Another Pinterest find, this dish was absolutely amazing. Upon reading the recipe, I was interested in the taste combination of the robust Gorgonzola, sweetness of both the butternut squash and the caramelized onion, then the crispy sage. I adapted this recipe slightly, mainly in regard to the squash preparation. I made my go-to roasted version coating the cubes in olive oil, dash of punchy balsamic vinegar, then dusted with rosemary and thyme. This gave the squash great dimension and elevated the overall taste of the dish as it blended with the other ingredients. Mr. Max immediately requested for a repeat performance of this side soon, something I always take as a good sign. The longest part of this recipe process is roasting the squash and caramelizing the onions, both timed around 20 minutes. If you do these at the same time, you can multitask and cook other parts of your meal or get things done around the house.

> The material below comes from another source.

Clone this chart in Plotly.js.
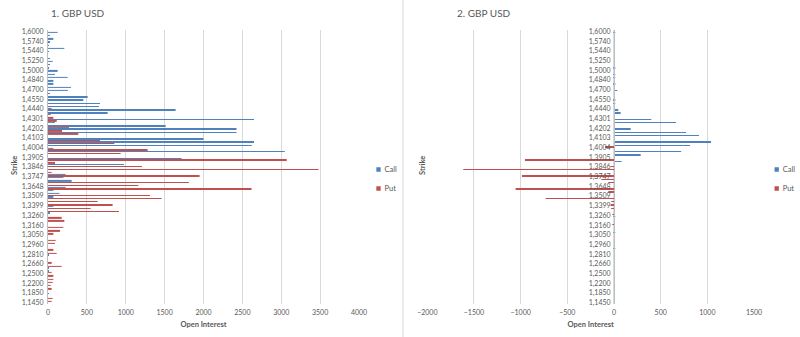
<!DOCTYPE html>
<html>
<head>
<meta charset="utf-8">
<script src="https://cdn.plot.ly/plotly-3.0.1.min.js"></script>
<style>
html,body{margin:0;padding:0;background:#fff;}
#chart{width:800px;height:337px;}
g.legendpoints path{transform:translate(34px,0px) scale(0.36);}
</style>
</head>
<body>
<div id="chart"></div>
<script>
// Strike categories, top to bottom as shown in the chart
var strikes = ["1,6000","1,5900","1,5800","1,5740","1,5650","1,5550","1,5440","1,5380","1,5300","1,5250",
"1,5150","1,5050","1,5000","1,4950","1,4900","1,4840","1,4800","1,4750","1,4700","1,4650",
"1,4600","1,4550","1,4500","1,4470","1,4440","1,4400","1,4350","1,4301","1,4268","1,4235",
"1,4202","1,4169","1,4136","1,4103","1,4070","1,4037","1,4004","1,3971","1,3938","1,3905",
"1,3885","1,3866","1,3846","1,3813","1,3780","1,3747","1,3714","1,3681","1,3648","1,3602",
"1,3555","1,3509","1,3472","1,3436","1,3399","1,3353","1,3306","1,3260","1,3227","1,3193",
"1,3160","1,3123","1,3087","1,3050","1,3020","1,2990","1,2960","1,2910","1,2860","1,2810",
"1,2760","1,2710","1,2660","1,2610","1,2550","1,2500","1,2400","1,2300","1,2200","1,2080",
"1,1970","1,1850","1,1720","1,1590","1,1450"];

// Strike labels that are printed on the axis
var tickLabels = ["1,6000","1,5740","1,5440","1,5250","1,5000","1,4840","1,4700","1,4550","1,4440","1,4301",
"1,4202","1,4103","1,4004","1,3905","1,3846","1,3747","1,3648","1,3509","1,3399","1,3260",
"1,3160","1,3050","1,2960","1,2810","1,2660","1,2500","1,2200","1,1850","1,1450"];

// Chart 1: open interest
var call1 = [124,26,69,25,10,210,10,0,15,60,
15,10,124,90,253,69,69,296,257,15,
510,454,668,656,1641,767,0,2650,90,1513,
2425,2425,0,2000,2650,2620,69,3045,0,1718,
0,977,0,0,227,199,304,0,227,69,
146,69,0,0,69,0,15,0,0,0,
0,0,0,0,0,0,0,0,0,10,
0,0,0,10,10,0,0,0,0,0,
0,10,0,0,0];

var put1 = [0,0,0,0,0,0,0,0,0,0,
0,0,0,0,0,0,0,0,0,0,
0,0,0,0,47,0,35,69,112,0,
270,180,390,0,668,853,0,1281,934,0,
3070,90,1208,3480,47,1950,0,1812,1162,2618,
0,1312,1461,638,831,548,913,0,176,210,
0,197,154,69,0,99,90,0,69,112,
0,0,47,176,0,47,69,69,60,35,
47,0,0,60,47];

// Chart 2: open interest (puts negative)
var call2 = [14,0,0,0,0,0,0,0,0,0,
0,8,0,5,5,0,5,0,36,0,
0,5,5,0,46,71,0,400,665,0,
179,772,911,0,1040,815,0,720,286,0,
82,0,0,0,0,0,0,0,0,0,
0,0,0,0,0,0,0,5,0,0,
0,0,5,0,0,0,0,5,0,0,
0,0,0,0,0,0,0,0,0,0,
0,0,0,0,0];

var put2 = [0,0,0,0,0,0,0,0,0,0,
0,0,0,0,0,0,0,0,0,0,
0,0,0,0,0,0,0,0,0,0,
0,0,0,0,0,0,-96,0,0,0,
-954,0,-36,-1615,0,-986,-136,-61,0,-1054,
-61,0,-732,-29,-36,-32,0,-10,0,0,
-8,0,0,0,0,0,0,0,0,0,
0,0,0,0,0,0,0,0,0,0,
0,0,0,0,0];

var seriesNames = ["Call","Put"];
var chartTitles = ["1. GBP USD","2. GBP USD"];
var axisTitleX = "Open Interest";
var axisTitleY = "Strike";

var BLUE = "#4f81bd", RED = "#c0504d";
var TXT = "#595959", GRID = "#d9d9d9", AXL = "#bfbfbf";
var FONT = "Lato, 'Open Sans', sans-serif";
var W = 800, H = 337;
function px(x){return x/W;}
function py(y){return 1-y/H;}

var catOrder = strikes.slice().reverse();

var traces = [
  {type:"bar", orientation:"h", name:seriesNames[0], x:call1, y:strikes, xaxis:"x", yaxis:"y",
   marker:{color:BLUE}, legend:"legend", hoverinfo:"x+y"},
  {type:"bar", orientation:"h", name:seriesNames[1], x:put1, y:strikes, xaxis:"x", yaxis:"y",
   marker:{color:RED}, legend:"legend", hoverinfo:"x+y"},
  {type:"bar", orientation:"h", name:seriesNames[0], x:call2, y:strikes, xaxis:"x2", yaxis:"y2",
   marker:{color:BLUE}, legend:"legend2", hoverinfo:"x+y"},
  {type:"bar", orientation:"h", name:seriesNames[1], x:put2, y:strikes, xaxis:"x2", yaxis:"y2",
   marker:{color:RED}, legend:"legend2", hoverinfo:"x+y"}
];

var yDom = [py(304.1), py(29.9)];
var tickFont = {family:FONT, size:7, color:TXT};
var axTitleFont = {family:FONT, size:7.5, color:TXT, weight:"bold"};

var layout = {
  width:W, height:H,
  margin:{l:0,r:0,t:0,b:0, autoexpand:false},
  paper_bgcolor:"#ffffff", plot_bgcolor:"rgba(0,0,0,0)",
  font:{family:FONT, color:TXT},
  barmode:"group", bargap:0, bargroupgap:0.75,
  title:{text:chartTitles[0], xref:"container", yref:"container", x:px(51), y:py(13),
         xanchor:"left", yanchor:"middle", font:{family:FONT, size:10, color:TXT}},
  xaxis:{domain:[px(48), px(359)], anchor:"y", range:[0,4000], dtick:500,
         showgrid:true, gridcolor:GRID, gridwidth:1, zeroline:false, showline:false,
         ticks:"", tickfont:tickFont, ticklabelstandoff:3, fixedrange:true,
         title:{text:axisTitleX, font:axTitleFont, standoff:6}},
  yaxis:{domain:yDom, anchor:"x", type:"category", categoryorder:"array", categoryarray:catOrder,
         tickmode:"array", tickvals:tickLabels, ticktext:tickLabels,
         showline:true, linecolor:AXL, linewidth:1, showgrid:false, ticks:"",
         tickfont:tickFont, ticklabelstandoff:2, fixedrange:true},
  xaxis2:{domain:[px(427.3), px(754)], anchor:"y2", range:[-2000,1500], dtick:500,
         showgrid:true, gridcolor:GRID, gridwidth:1, zeroline:false, showline:false,
         ticks:"", tickfont:tickFont, ticklabelstandoff:3, fixedrange:true,
         title:{text:axisTitleX, font:axTitleFont, standoff:6}},
  yaxis2:{domain:yDom, anchor:"free", position:px(614), type:"category", categoryorder:"array",
         categoryarray:catOrder, tickmode:"array", tickvals:tickLabels, ticktext:tickLabels,
         showline:true, linecolor:AXL, linewidth:1, showgrid:false, ticks:"",
         tickfont:tickFont, ticklabelstandoff:2, fixedrange:true},
  legend:{xref:"container", yref:"container", x:px(344.5), y:py(179), xanchor:"left", yanchor:"middle",
          traceorder:"normal", font:{family:FONT, size:7.5, color:TXT}, bgcolor:"rgba(0,0,0,0)", itemwidth:30},
  legend2:{xref:"container", yref:"container", x:px(742.7), y:py(179), xanchor:"left", yanchor:"middle",
          traceorder:"normal", font:{family:FONT, size:7.5, color:TXT}, bgcolor:"rgba(0,0,0,0)", itemwidth:30},
  shapes:[
    {type:"line", xref:"paper", yref:"paper", x0:px(403), x1:px(403), y0:0, y1:1,
     line:{color:GRID, width:1}}
  ],
  annotations:[
    {text:chartTitles[1], xref:"paper", yref:"paper", x:px(455), y:py(13), xanchor:"left", yanchor:"middle",
     showarrow:false, font:{family:FONT, size:10, color:TXT}},
    {text:axisTitleY, xref:"paper", yref:"paper", x:px(14), y:py(166), xanchor:"center", yanchor:"middle",
     textangle:-90, showarrow:false, font:axTitleFont},
    {text:axisTitleY, xref:"paper", yref:"paper", x:px(422), y:py(166), xanchor:"center", yanchor:"middle",
     textangle:-90, showarrow:false, font:axTitleFont}
  ]
};

Plotly.newPlot("chart", traces, layout, {displayModeBar:false});
</script>
</body>
</html>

- 2 cups butternut squash, cubed
- 2 tbsp. olive oil
- 3 shakes of thyme
- 3 shakes of rosemary
- 1 tsp. balsamic vinegar
- 1 onion, chopped into thin rings
- 2 tbsp. butter, divided
- 1 tbsp. brown sugar
- 1/4 cup fresh sage leaves, de-stemmed
- 1/4 cup Gorgonzola crumbles
Pre-heat your oven to 450 degrees. Toss your cubed butternut squash bites in the olive oil, thyme, rosemary and balsamic.
Spread out on a cooking sheet and pop in the oven for 20 minutes to roast.
Take your onions and add them to a skillet with 1 tbsp. butter. Cook on low heat (3 on the dial), covered, to caramelize. After about 15 minutes, add the brown sugar and saute. Recover and check back every few minutes to move them around in the pan. Total caramelizing time this go-round was 20 minutes.
When the oven goes off, check your roasted squash. Make sure they are soft to bite into and enjoy, but enough but not mushy.
As your squash cools, fry your sage. Using 1 tbsp. butter, melt over medium-high heat, and add the sage leaves. Cook for 3 minutes total to achieve a delicious, crunchy piece of sage. Side story: first time to try this was at the Central Market Gnocchi and Gnudi class with foodie friend, Greer. We fried some sage for the sweet potato gnocchi and I was surprised at the transformation of the taste of that little herb. It takes on almost a salty personality, and with the crisp, it was like a little chip. It was love at first bite. Moving on...
Once your sage is crisped, your squash is roasted and your onions are caramelized, add them to a large skillet or chef's pan. Combine the ingredients over medium heat then add the Gorgonzola crumbles.
Just when the cheese starts to melt, pull off the heat and you are ready to serve!